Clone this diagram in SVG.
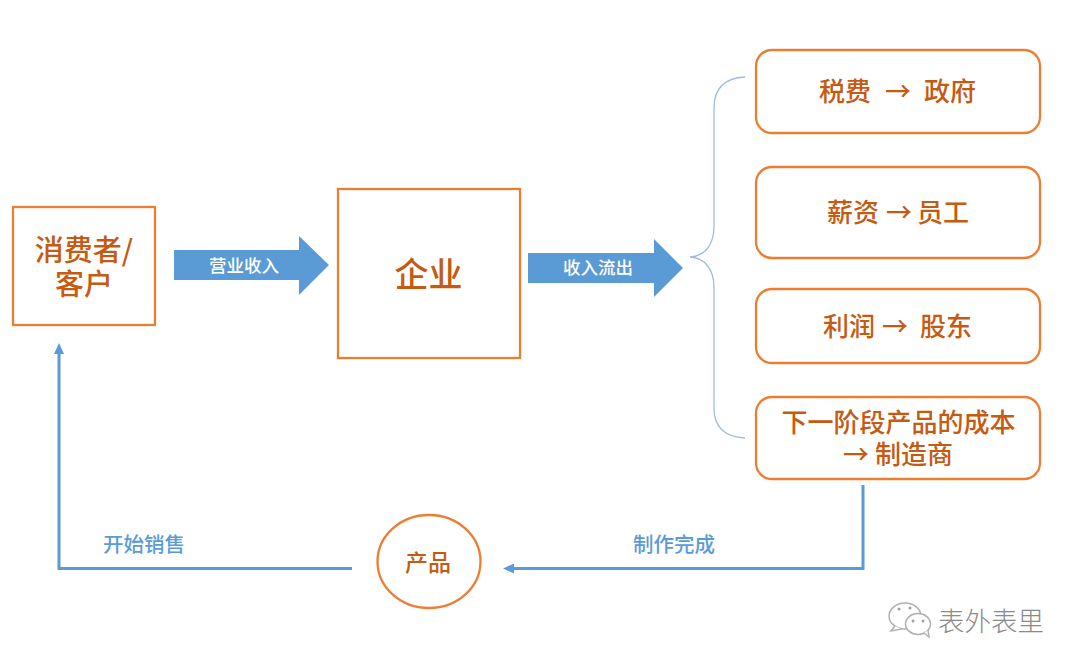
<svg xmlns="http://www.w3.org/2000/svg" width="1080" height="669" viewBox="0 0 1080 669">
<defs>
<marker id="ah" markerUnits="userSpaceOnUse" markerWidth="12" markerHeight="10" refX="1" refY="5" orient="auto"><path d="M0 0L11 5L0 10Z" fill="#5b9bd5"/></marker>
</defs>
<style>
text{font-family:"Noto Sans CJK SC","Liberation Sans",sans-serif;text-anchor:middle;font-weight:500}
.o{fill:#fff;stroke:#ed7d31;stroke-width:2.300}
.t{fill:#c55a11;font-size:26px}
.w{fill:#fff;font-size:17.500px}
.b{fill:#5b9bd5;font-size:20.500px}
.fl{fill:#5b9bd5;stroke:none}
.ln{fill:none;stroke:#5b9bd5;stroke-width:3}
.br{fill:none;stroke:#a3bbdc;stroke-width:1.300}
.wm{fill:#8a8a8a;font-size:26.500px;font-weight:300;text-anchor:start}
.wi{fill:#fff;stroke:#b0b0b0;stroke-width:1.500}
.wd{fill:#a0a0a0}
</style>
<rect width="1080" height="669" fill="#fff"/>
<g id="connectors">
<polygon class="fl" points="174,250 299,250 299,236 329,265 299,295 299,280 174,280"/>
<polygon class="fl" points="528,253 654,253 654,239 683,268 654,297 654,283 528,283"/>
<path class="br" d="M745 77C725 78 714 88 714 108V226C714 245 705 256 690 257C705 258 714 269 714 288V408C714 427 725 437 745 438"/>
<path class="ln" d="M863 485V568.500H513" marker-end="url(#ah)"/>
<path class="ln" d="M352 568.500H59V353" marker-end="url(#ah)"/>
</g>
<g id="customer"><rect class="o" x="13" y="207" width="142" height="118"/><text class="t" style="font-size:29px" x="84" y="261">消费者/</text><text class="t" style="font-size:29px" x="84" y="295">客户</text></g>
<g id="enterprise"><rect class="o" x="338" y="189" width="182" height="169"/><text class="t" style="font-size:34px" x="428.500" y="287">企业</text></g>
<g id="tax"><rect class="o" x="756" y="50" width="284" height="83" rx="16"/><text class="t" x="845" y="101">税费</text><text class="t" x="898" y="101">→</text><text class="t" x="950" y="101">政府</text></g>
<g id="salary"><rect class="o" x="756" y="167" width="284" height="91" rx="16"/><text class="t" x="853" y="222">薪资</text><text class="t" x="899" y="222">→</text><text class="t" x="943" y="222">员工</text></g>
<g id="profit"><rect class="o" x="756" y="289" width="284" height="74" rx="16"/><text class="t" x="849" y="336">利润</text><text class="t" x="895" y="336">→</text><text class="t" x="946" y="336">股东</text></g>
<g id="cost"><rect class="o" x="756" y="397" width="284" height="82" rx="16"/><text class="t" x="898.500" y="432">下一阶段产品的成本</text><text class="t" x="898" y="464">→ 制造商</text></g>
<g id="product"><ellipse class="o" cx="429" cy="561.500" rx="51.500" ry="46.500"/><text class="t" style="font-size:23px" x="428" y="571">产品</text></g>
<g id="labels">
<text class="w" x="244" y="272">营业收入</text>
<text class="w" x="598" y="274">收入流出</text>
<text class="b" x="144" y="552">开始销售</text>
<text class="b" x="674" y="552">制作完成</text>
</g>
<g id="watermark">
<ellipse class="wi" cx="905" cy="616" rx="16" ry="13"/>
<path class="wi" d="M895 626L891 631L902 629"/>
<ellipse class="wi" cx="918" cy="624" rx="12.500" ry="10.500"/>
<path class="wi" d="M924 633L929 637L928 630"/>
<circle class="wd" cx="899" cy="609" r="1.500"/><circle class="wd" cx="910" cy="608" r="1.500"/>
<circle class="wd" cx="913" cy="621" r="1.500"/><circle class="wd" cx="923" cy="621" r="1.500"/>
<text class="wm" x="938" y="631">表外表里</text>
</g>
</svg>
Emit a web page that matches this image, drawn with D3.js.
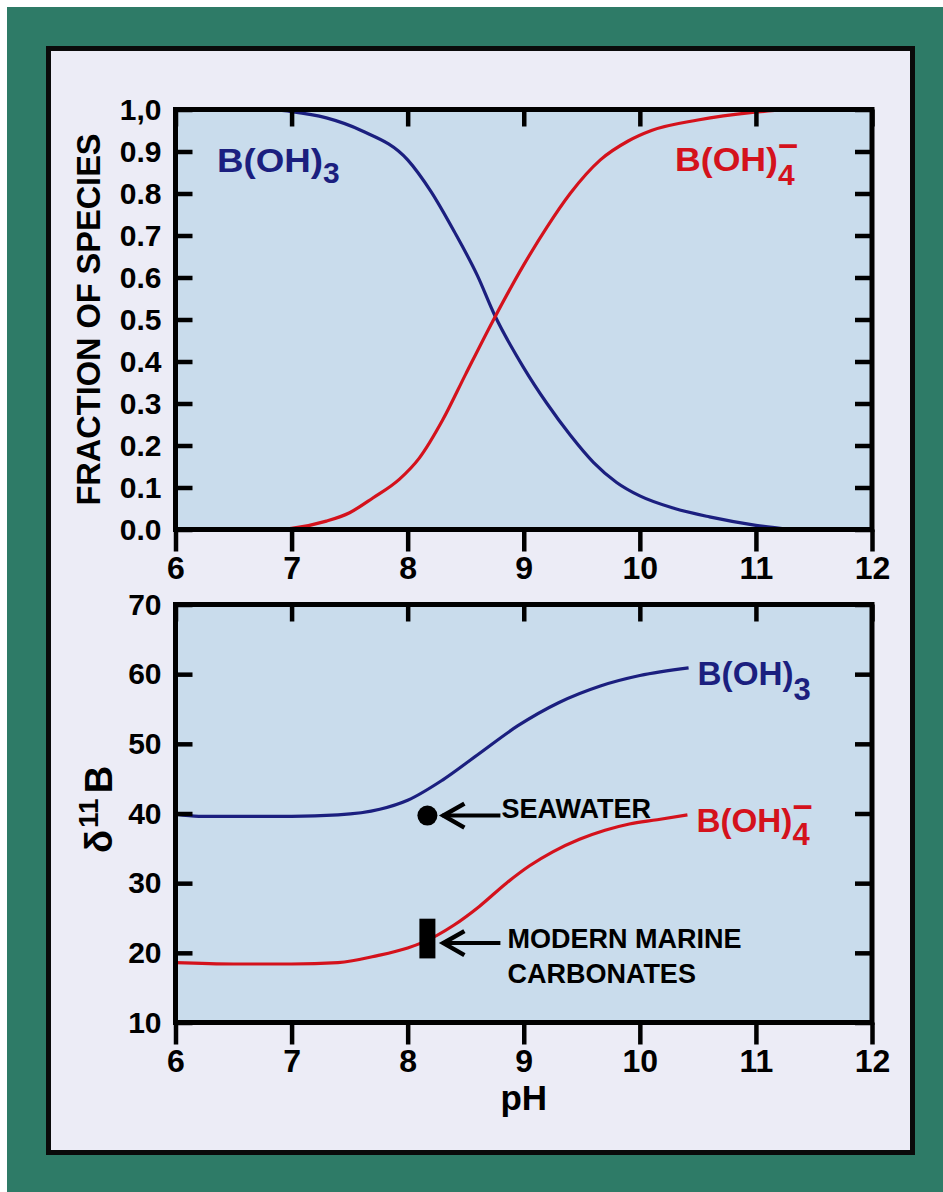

····················

- _WHAT TO PRODUCE_
Return all lines containing "this".

- _OUTPUT_
Clone this diagram in SVG.
Emit a web page that matches this image, drawn with D3.js.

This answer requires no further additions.